Manifest icons for non-PWA marketing sites

You do not need service workers or offline mode to benefit from manifest icons. Any site that users pin to mobile home screens should declare them. Blogs, docs, and SaaS marketing pages all qualify.

display: "browser" still allows icon declarations. "standalone" changes how Chrome opens the shortcut but is optional for icon presence.

FAQ

Are web app manifest icons required?

Not legally required, but expected for Android home screen pins and Chrome install prompts. Without them, users see generic placeholders.

What size are PWA manifest icons?

192×192 and 512×512 PNGs are the standard pair. Add maskable variants when Android adaptive cropping matters.
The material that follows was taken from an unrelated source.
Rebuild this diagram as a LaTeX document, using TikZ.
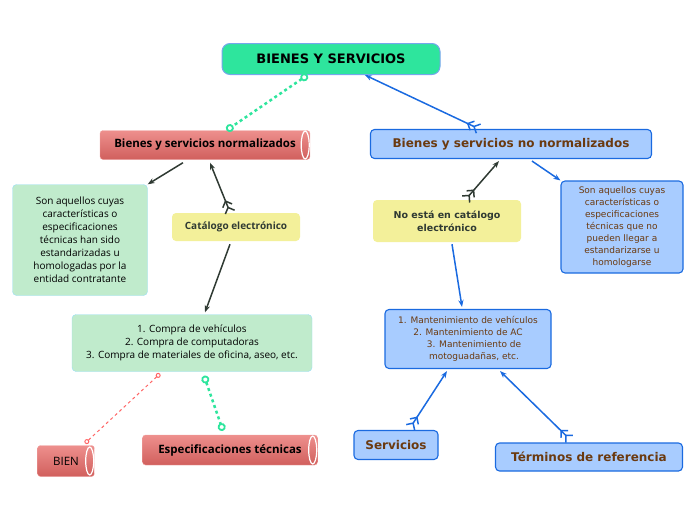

Do manifest icons replace favicon.ico?

No. Browsers still request /favicon.ico and rel="icon" for tabs. Manifest icons serve install and home screen contexts.

Can I use one PNG for both manifest sizes?
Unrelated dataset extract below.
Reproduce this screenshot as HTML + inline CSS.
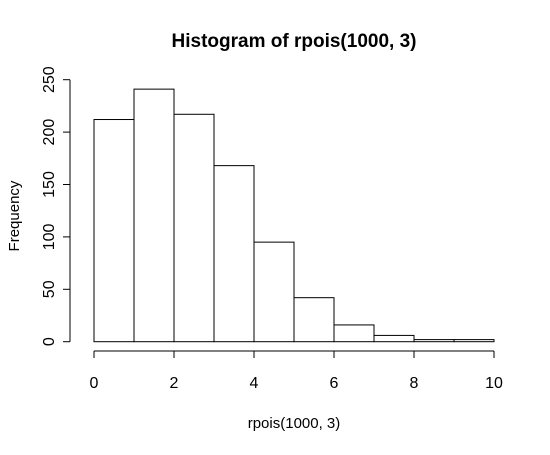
<!DOCTYPE html>
<html><head><meta charset="utf-8"><style>
body{margin:0;background:#fff}
text{font-family:"Liberation Sans",Arial,sans-serif;fill:#000}
</style></head><body>
<svg id="chart" width="550" height="450" viewBox="0 0 550 450" xmlns="http://www.w3.org/2000/svg">
<text x="294" y="47" font-size="19" font-weight="bold" text-anchor="middle">Histogram of rpois(1000, 3)</text>
<text x="294" y="428" font-size="15" text-anchor="middle">rpois(1000, 3)</text>
<text transform="translate(19,216) rotate(-90)" font-size="15" text-anchor="middle">Frequency</text>
<g id="bars"></g><g id="xaxis"></g><g id="yaxis"></g>
</svg>
<script>
const binEdges=[0,1,2,3,4,5,6,7,8,9,10];
const counts=[212,241,217,168,95,42,16,6,2,2];
const xTicks=[0,2,4,6,8,10];
const yTicks=[0,50,100,150,200,250];
const NS="http://www.w3.org/2000/svg";
const xs=v=>94+v*40;
const ys=v=>341.7-v*1.048;
function mk(t,a,p){const e=document.createElementNS(NS,t);for(const k in a)e.setAttribute(k,a[k]);p.appendChild(e);return e;}
const bars=document.getElementById('bars');
counts.forEach((c,i)=>{
 const r=mk('rect',{x:xs(binEdges[i]),y:ys(c),width:xs(binEdges[i+1])-xs(binEdges[i]),height:ys(0)-ys(c),fill:'#fff',stroke:'#000','stroke-width':1},bars);
 
 
});
const xa=document.getElementById('xaxis');
const xl=mk('line',{x1:xs(xTicks[0]),x2:xs(xTicks[xTicks.length-1]),y1:351,y2:351,stroke:'#000'},xa);


xTicks.forEach(v=>{
 mk('line',{x1:xs(v),x2:xs(v),y1:351,y2:358,stroke:'#000'},xa);
 const t=mk('text',{x:xs(v),y:388,'font-size':16,'text-anchor':'middle'},xa);t.textContent=v;
 
 
});
const ya=document.getElementById('yaxis');
const yl=mk('line',{x1:70,x2:70,y1:ys(yTicks[0]),y2:ys(yTicks[yTicks.length-1]),stroke:'#000'},ya);


yTicks.forEach(v=>{
 mk('line',{x1:63,x2:70,y1:ys(v),y2:ys(v),stroke:'#000'},ya);
 const t=mk('text',{transform:'translate(54,'+ys(v)+') rotate(-90)','font-size':16,'text-anchor':'middle'},ya);t.textContent=v;
 
 
});
</script>
</body></html>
You can point both entries at the same 512×512 file with different sizes strings, but serving a true 192×192 file saves bandwidth on lower-density paths.

What is a maskable icon?

A PNG designed with padding so Android adaptive shapes do not clip your logo. Declared with "purpose": "maskable".

Why does Chrome show the wrong icon on the home screen but the tab is correct?

Tab uses rel="icon". Home screen uses manifest icons. Fix the manifest JSON and PNG files, not only the tab favicon.

How do I verify manifest icons without an Android phone?

Use Favicon Check to parse manifest entries from your live URL. Confirm each src returns a valid PNG.

Should the manifest link use an absolute URL?

Root-relative /site.webmanifest works for same-origin sites. Absolute HTTPS URLs are fine for CDNs. Keep paths stable after deploy.

Bottom line

Declare 192×192 and 512×512 PNG icons in site.webmanifest, link the manifest from HTML, and add maskable variants if Android installs matter. Manifest icons complement tab favicons and apple-touch-icon - they do not replace them. Validate JSON, MIME types, and live paths with Favicon Check, and cross-check sizes in the Favicon Sizes Guide.